The customer is flexing. Orders an expensive whisky they don’t like, and smothers it coke so it will be indistinguishable from JW or Bells or whatever. They are presumably are ordering the much more expensive whisky because they somehow believe it will taste different to a cheap blend when mixed with coke, or because they want to boast how much they spent. That’s fine, if a bar is happy. But you are allowed to open a place of business and not believe the customer is always right. I mean, they are wrong in the case, and if the bar would rather not have their business, then that is their right.
A former US president who shall remain nameless, apparently liked to order expensive steaks well done, rending them inedible. He would then smother it in ketchup, the sugar and salt make it possible to eat. While I guess that is his right, I would respect a restaurant that wouldn’t do that to a steak. An animal died to provide that food; it’s death should be honoured.

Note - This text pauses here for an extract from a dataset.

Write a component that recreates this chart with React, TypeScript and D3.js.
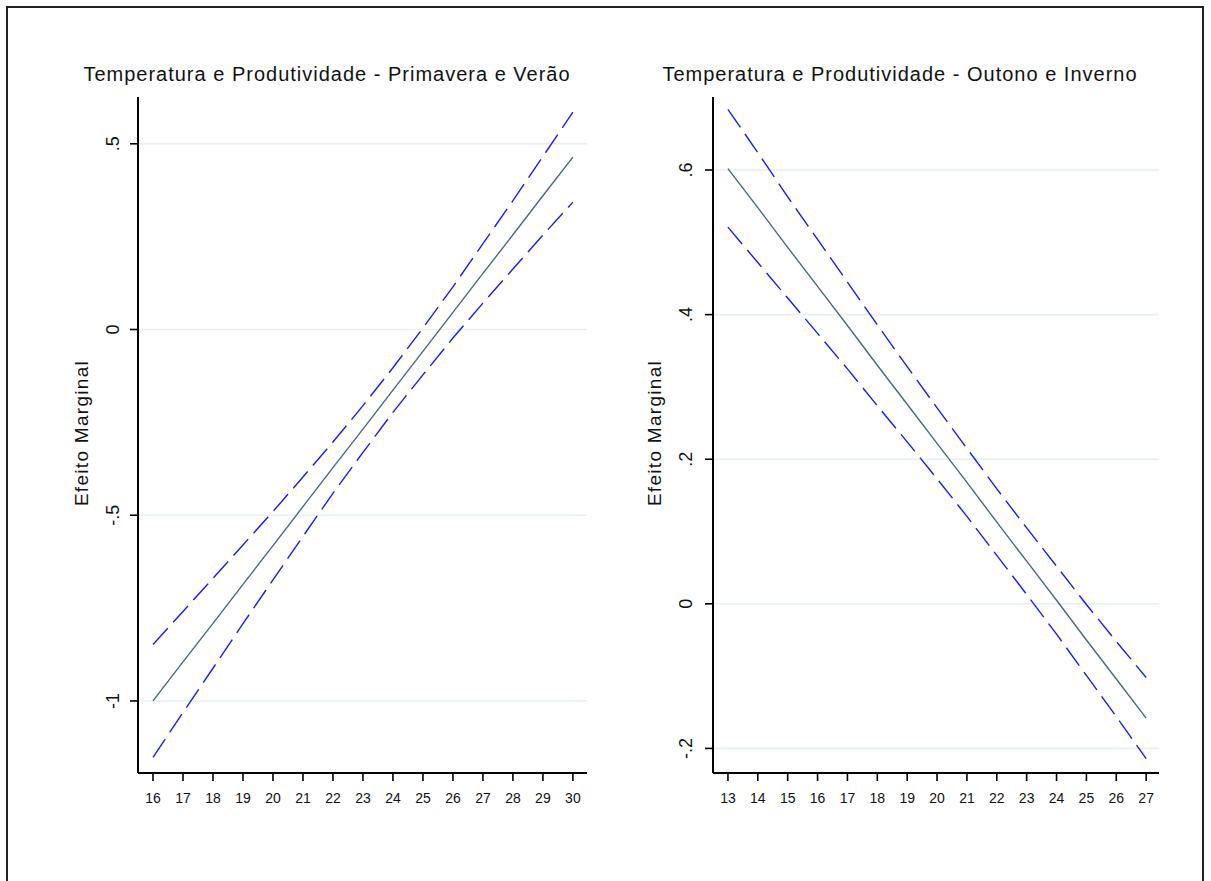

Of all of Donald’s many sins, his love of well-done steaks was not on the list. If someone is paying you money to consume a thing you are selling, you don’t get to preach to them that they’re eating it wrong.
If I had a steak restaurant, I would serve nothing above a Medium. However, this would be made clear on the menu. There are many things wrong with burnt leather.
(For those vaguely interested, I have my steak Blue. Getting a chef to make one of these is also a ball ache.)
On one hand, I 100% agree that this is NAW; if the customer wants to flex/have a horrible drink but pays for it, it’s on them.
On the other, don’t bars, being private establishments, have the right to decide what to serve? If that’s the case, they’d definitely have to make it clear that there is no deviation from the offered menu, though.